**WHAT YOU ARE ASKED TO DO:**
Copy every line of the records below where the word "this" occurs.

>> begin DATA ROWS

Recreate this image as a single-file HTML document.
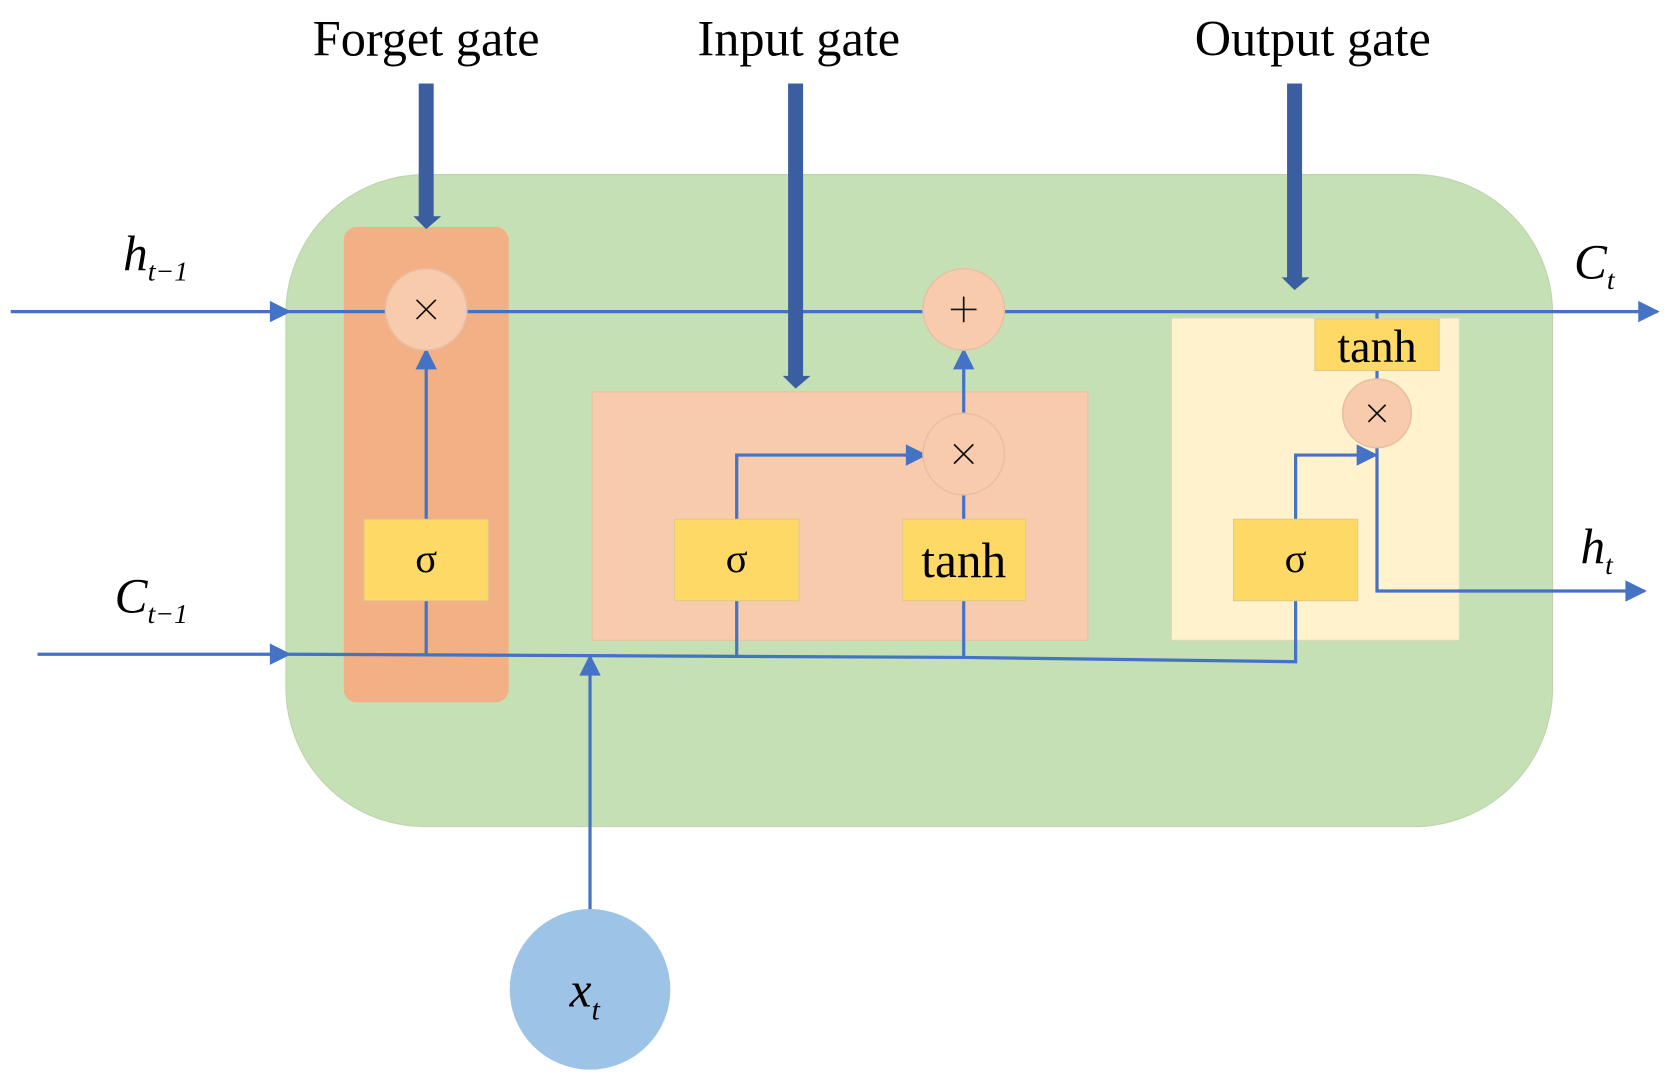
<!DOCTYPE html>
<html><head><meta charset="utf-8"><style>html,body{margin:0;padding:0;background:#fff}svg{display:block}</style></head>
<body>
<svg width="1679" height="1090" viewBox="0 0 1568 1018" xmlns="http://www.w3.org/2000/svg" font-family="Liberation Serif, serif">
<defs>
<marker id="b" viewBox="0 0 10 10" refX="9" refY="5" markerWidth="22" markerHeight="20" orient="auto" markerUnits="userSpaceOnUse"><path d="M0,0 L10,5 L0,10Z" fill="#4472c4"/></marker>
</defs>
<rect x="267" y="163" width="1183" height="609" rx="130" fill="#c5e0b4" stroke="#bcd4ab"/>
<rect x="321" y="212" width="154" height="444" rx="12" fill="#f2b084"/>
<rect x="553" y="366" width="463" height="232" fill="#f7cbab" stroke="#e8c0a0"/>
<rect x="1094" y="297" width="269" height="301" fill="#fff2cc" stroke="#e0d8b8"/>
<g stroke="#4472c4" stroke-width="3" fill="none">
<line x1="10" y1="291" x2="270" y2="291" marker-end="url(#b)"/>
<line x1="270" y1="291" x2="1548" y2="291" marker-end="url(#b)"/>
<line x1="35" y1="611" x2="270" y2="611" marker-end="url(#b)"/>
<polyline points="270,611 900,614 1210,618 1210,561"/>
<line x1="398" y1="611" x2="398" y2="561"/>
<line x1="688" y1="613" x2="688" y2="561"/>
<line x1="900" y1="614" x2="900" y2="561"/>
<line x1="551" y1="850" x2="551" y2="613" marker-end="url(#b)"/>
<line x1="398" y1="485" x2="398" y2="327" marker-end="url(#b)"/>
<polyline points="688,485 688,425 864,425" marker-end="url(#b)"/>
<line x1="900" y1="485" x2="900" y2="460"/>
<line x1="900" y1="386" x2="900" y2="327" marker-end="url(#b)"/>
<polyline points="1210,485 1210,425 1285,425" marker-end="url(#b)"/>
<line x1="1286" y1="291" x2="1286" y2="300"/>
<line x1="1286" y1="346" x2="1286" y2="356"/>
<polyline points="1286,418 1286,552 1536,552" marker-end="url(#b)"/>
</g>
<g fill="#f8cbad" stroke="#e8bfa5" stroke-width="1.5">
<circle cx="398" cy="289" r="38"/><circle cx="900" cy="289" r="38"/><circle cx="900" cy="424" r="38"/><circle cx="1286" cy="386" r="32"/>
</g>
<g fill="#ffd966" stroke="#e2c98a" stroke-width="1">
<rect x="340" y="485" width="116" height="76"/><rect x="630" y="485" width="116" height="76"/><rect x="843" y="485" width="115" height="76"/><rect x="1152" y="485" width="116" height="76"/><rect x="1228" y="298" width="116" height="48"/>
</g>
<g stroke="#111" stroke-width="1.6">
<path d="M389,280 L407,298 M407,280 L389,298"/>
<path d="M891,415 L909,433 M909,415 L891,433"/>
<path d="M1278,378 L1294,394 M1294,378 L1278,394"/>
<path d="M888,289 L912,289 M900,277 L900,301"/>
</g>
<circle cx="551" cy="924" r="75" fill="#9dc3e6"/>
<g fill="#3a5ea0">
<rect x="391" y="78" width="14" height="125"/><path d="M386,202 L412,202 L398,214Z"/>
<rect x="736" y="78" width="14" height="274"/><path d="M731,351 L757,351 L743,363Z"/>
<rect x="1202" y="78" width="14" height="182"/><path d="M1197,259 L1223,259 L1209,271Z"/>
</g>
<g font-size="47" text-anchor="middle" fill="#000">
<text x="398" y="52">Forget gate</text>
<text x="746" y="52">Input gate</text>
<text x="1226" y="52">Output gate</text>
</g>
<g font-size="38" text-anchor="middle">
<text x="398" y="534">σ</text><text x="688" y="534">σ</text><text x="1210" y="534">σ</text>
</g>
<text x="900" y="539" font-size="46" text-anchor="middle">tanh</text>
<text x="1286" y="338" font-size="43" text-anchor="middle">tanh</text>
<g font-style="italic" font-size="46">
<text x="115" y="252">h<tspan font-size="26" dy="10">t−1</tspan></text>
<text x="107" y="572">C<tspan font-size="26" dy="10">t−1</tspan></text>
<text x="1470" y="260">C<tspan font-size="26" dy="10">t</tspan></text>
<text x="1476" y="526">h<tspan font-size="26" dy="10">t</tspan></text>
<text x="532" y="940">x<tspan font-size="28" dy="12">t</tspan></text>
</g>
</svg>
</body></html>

>> end DATA ROWS
>> begin DATA ROWS

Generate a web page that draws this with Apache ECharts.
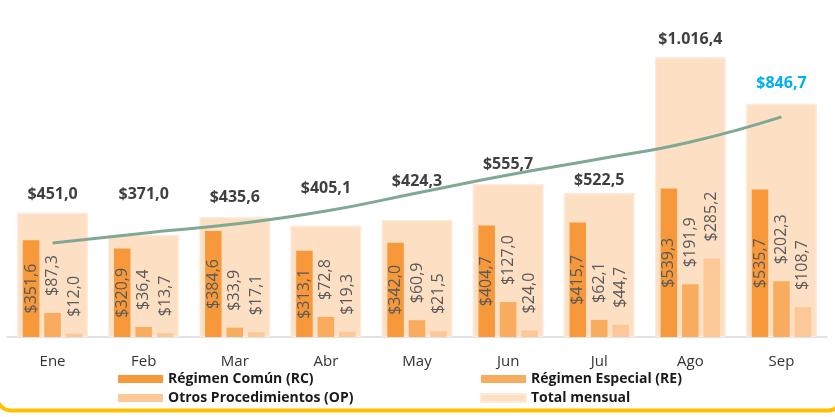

>> end DATA ROWS

**REPLY TO THE TASK:**
Recreate this image as a single-file HTML document.
Generate a web page that draws this with Apache ECharts.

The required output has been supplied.